In a speech rife with indignation, wit and scathing criticism of the Bush administration, Pulitzer Prizewinning journalist Seymour Hersh spoke to an audience that filled McCosh 50 about his experiences reporting in Iraq and Vietnam.
Hersh, a reporter for The New Yorker and author of "Chain of Command: The Road from 9/11 to Abu Ghraib," focused on his most famous reporting, including the mistreatment of Abu Ghraib prisoners, the My Lai massacre in Vietnam, and his most recent New Yorker article on the air war in Iraq.
Throughout the speech, Hersh noted Bush's commitment to "stay the course" in Iraq, and argued that such a mentality portends a bleak future for Iraqis.
"It's about democracy ... I'll buy [Bush's] story that he means business. And if that doesn't scare you, then nothing else I say will," Hersh said. "If I were an Iraqi, I'd start thinking about Tuscany."
Hersh asserted that such a blunt approach to sticking with Iraq will only lead to more deaths. "If we get out, 30,000 will be killed. If we stay, 60,000 will be, or 90,000," he said. "I think we're down to that type of negative thinking."
Instead of standing up to Bush, Hersh argued, the "feckless" Senate has backed down and refused to confront the president.
"It's a great debate whether the U.S. Senate is supine or prone, but it's down," he said, drawing laughs from the audience.
Hersh's article in this week's New Yorker, titled "Annals of National Security: Up in the Air," describes how the current violence in Iraq will shift toward a reliance on air combat because Iraqi troops are not well-enough trained to operate without it.
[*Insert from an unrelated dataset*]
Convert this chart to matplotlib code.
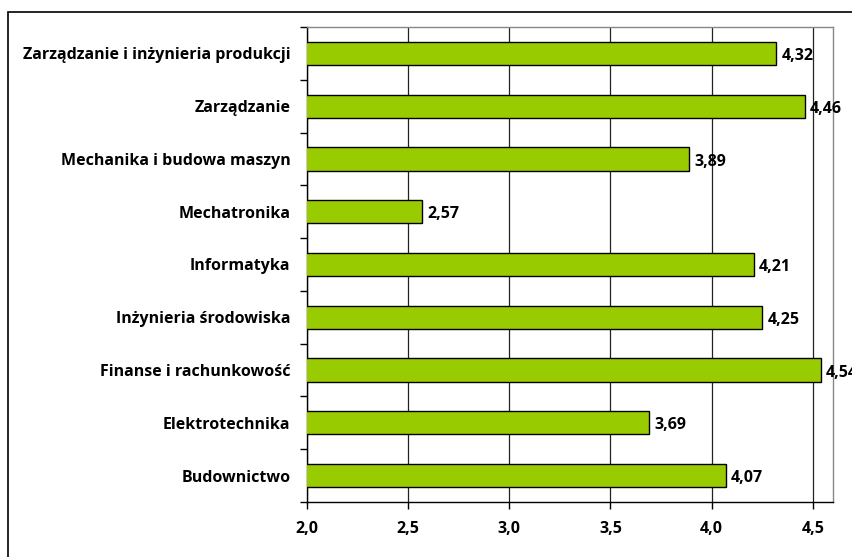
import matplotlib.pyplot as plt
from matplotlib.patches import Rectangle
from matplotlib.ticker import FixedLocator

categories = ["Zarządzanie i inżynieria produkcji", "Zarządzanie", "Mechanika i budowa maszyn",
              "Mechatronika", "Informatyka", "Inżynieria środowiska",
              "Finanse i rachunkowość", "Elektrotechnika", "Budownictwo"]
values = [4.32, 4.46, 3.89, 2.57, 4.21, 4.25, 4.54, 3.69, 4.07]
xticks = [2.0, 2.5, 3.0, 3.5, 4.0, 4.5]

plt.rcParams['font.family'] = ['Open Sans', 'DejaVu Sans']
plt.rcParams['font.weight'] = 'bold'
FS = 11.5

W, H = 852, 557
fig = plt.figure(figsize=(W / 100, H / 100), dpi=100)
ax = fig.add_axes([307 / W, (H - 502) / H, (833 - 307) / W, (502 - 27) / H])

# outer frame of the chart object (runs off the right and bottom edges)
fig.patches.append(Rectangle((8 / W, -0.1), 1.2, (H - 12) / H + 0.1, transform=fig.transFigure,
                             fill=False, edgecolor='black', linewidth=1.2))

n = len(categories)
ypos = list(range(n))[::-1]
ax.barh(ypos, values, height=0.44, left=0, color='#99CC00', edgecolor='black', linewidth=1.0, zorder=3)

for y, v in zip(ypos, values):
    ax.text(v + 0.025, y - 0.05, f"{v:.2f}".replace('.', ','), va='center', ha='left',
            fontsize=FS, fontweight='bold', clip_on=False)

ax.set_xlim(2.0, 4.6)
ax.set_ylim(-0.5, n - 0.5)
ax.set_xticks(xticks)
ax.set_xticklabels([f"{t:.1f}".replace('.', ',') for t in xticks], fontsize=FS, fontweight='bold')
ax.set_yticks(ypos)
ax.set_yticklabels(categories, fontsize=FS, fontweight='bold')
ax.yaxis.set_minor_locator(FixedLocator([i - 0.5 for i in range(n + 1)]))
ax.tick_params(axis='y', which='major', length=0, pad=12)
ax.tick_params(axis='y', which='minor', length=5, width=1, direction='out')
ax.tick_params(axis='x', which='major', length=5, width=1, direction='out', pad=9)

ax.grid(axis='x', color='#222222', linewidth=0.9, zorder=0)
ax.set_axisbelow(True)
for s in ['top', 'right']:
    ax.spines[s].set_color('#888888')
    ax.spines[s].set_linewidth(1)
for s in ['left', 'bottom']:
    ax.spines[s].set_color('black')
    ax.spines[s].set_linewidth(1)

fig.savefig('out.png', dpi=100)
In reference to America's proclaimed success in Fallujah, Hersh said, "We basically bombed the city to smithereens, and then said that we had sanitized it."
After acknowledging that Saddam Hussein certainly killed innocent civilians, he dismissed that as a rationale for casualties caused by Americans.
"I prefer to have Saddam doing the killing than America doing the killing, but that's just my view," Hersh said. Hersh also asserted that Bush had planned to go into Iraq as early as March 2002.
Hersh argued that the abuses at Abu Ghraib stemmed from the military's inability to understand communications intercepted from insurgents. The guards at Abu Ghraib had been converted from "traffic cop duty" to prison guards, according to Hersh. He portrayed them as ordinary citizens from West Virginia who had, for the most part, joined the military to pick up some extra cash.
Hersh's breakthrough as an investigative journalist came when he uncovered and reported the My Lai massacre in Vietnam, in which American troops slaughtered 500 to 550 innocent civilians. He drew parallels between the tragedy and the incidents at Abu Ghraib, showing how war can change people for the worst.
In a chilling recollection, he told the audience that the mother of one of the soldiers at My Lai told him, "I gave them a good boy, and they gave me back a murderer."